Multidimensional Receptive Field Histograms

Multidimensional receptive field histograms for object recognition have been introduced in [SC00]. They can be understood as a generalisation of the previously described color-histograms. Recall that in color-histograms the frequency of pixel-values (or pixel-value-ranges) is determined. The corresponding distribution of pixel-intensity values is considered to constitute a relevant information, which is then passed to some object recognition algorithm (e.g. for CBIR). However, pixel-intensitiy is only one possible type of feature. There exist much more features, which can be relevant for a given task: For example, the gradient, it’s magnitude and angle,… at each pixel. And for all of these features the corresponding joint frequency-distribution (histogram) can be determined. Multidimensional Receptive Field Histograms are multidimensional histograms, which count the frequency of feature-tuples in the image.

The practical procedure is as follows:

  1. Consider which features may be informative for your object recognition task, e.g. colour, gradients, low-frequencies, high frequencies, etc.

  2. Apply filters to extract these features at each position \((x,y)\) in the image.

    \[ F(x,y) = \left( f_1(x,y), f_2(x,y), \ldots, f_Z(x,y) \right) \]

    is the feature-tuple at position \((x,y)\), which contains the \(Z\) extracted features at this position.

  3. Construct the Z-dimensional histogram by first defining bin-ranges for each of the \(Z\) axes. Then count for each Bin the number of Z-tuples \(F(x,y)\), which fall in this Bin.

In the picture below the \(Z=5\) features

  • Partial derivation in x-direction \(D_x\) of image \(D\)

  • Partial derivation in y-direction \(D_y\) of image \(D\)

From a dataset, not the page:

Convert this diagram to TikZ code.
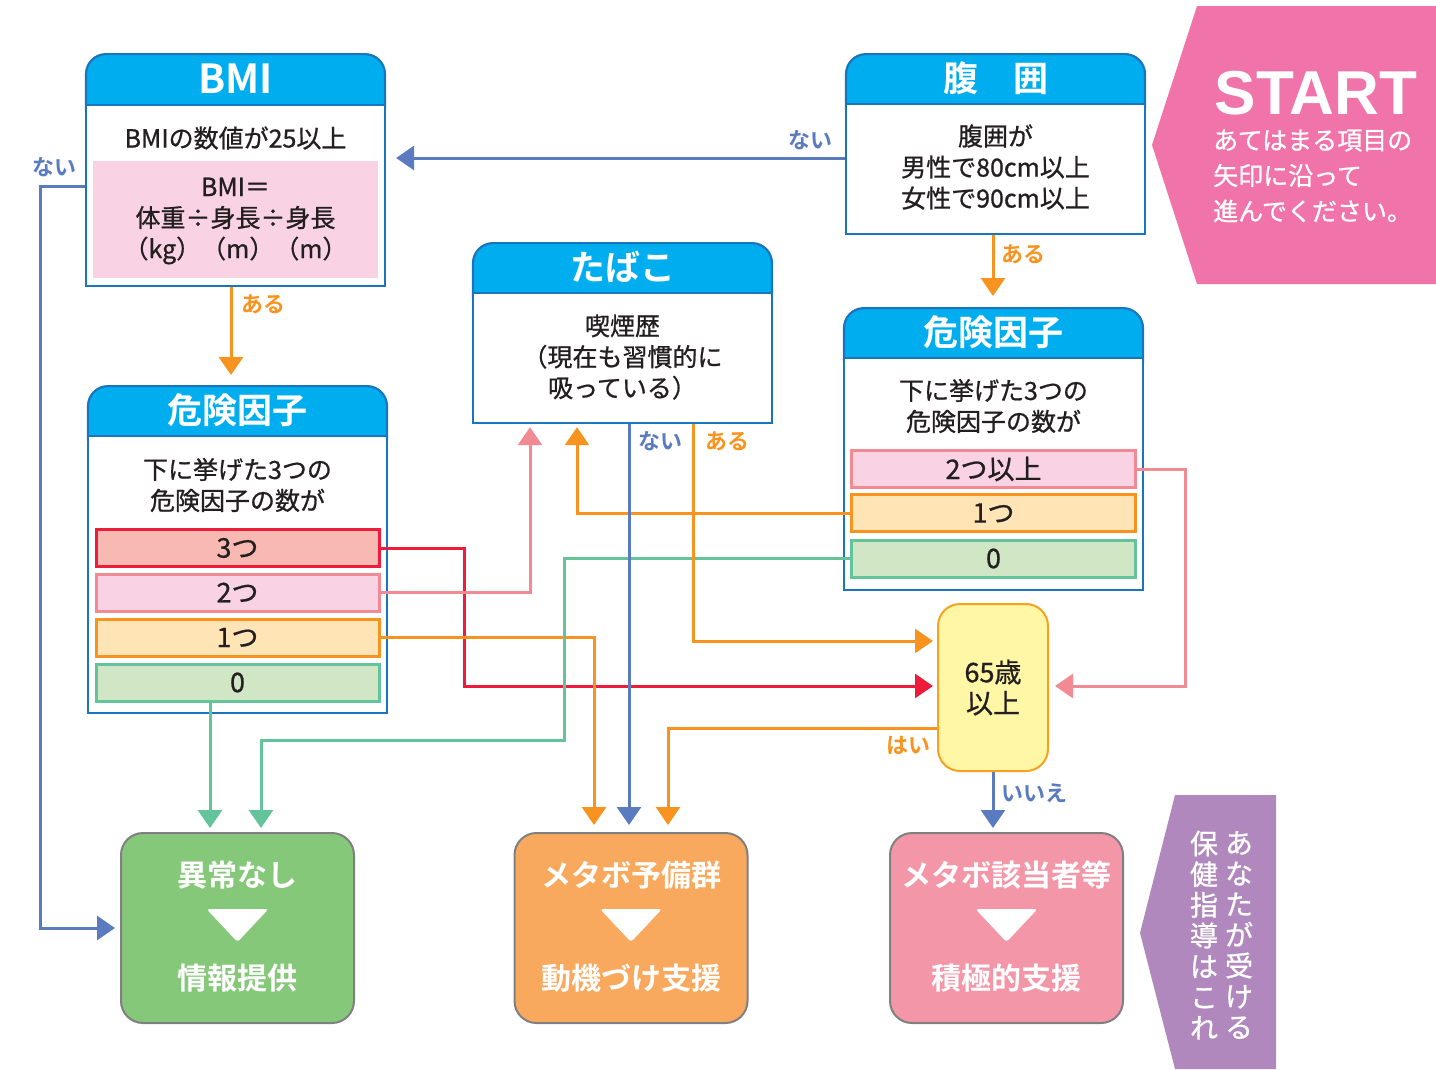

  • Partial derivation in y-direction \(D_{xy}\) of \(D_x\)

  • Partial derivation in x-direction \(D_{xx}\) of \(D_x\)

  • Partial derivation in y-direction \(D_{yy}\) of \(D_y\)

are extracted at each pixel-position \((x,y)\). The corresponding feature tuple at the given positon is

\[ F(x,y) = \left( 1.2, -0.2, 0.5, 0.6,-1.3 \right) \]

After calculating this feature-tuple at each position \((x,y)\), the corresponding 5-dimensional histogram can be determined.

Some commonly applied features and their properties are:

  • Gradient \((D_x, D_y)\): Rotation variant; Can be applied to detect oriented structures, e.g. vertical lines.

  • Direction of Gradient \(Dir = \arctan\frac{D_y}{Dx}\): Rotation variant; Can be applied to detect oriented structures, e.g. vertical lines.

  • Magnitude of Gradient \(Mag = \sqrt{D_x^2+D_y^2}\): Rotation invariant.

  • Laplacian \(Lap=D_{xx}+D_{yy}\)

In order to provide scale-invariant detection/recognition the features are extracted in more than one scale.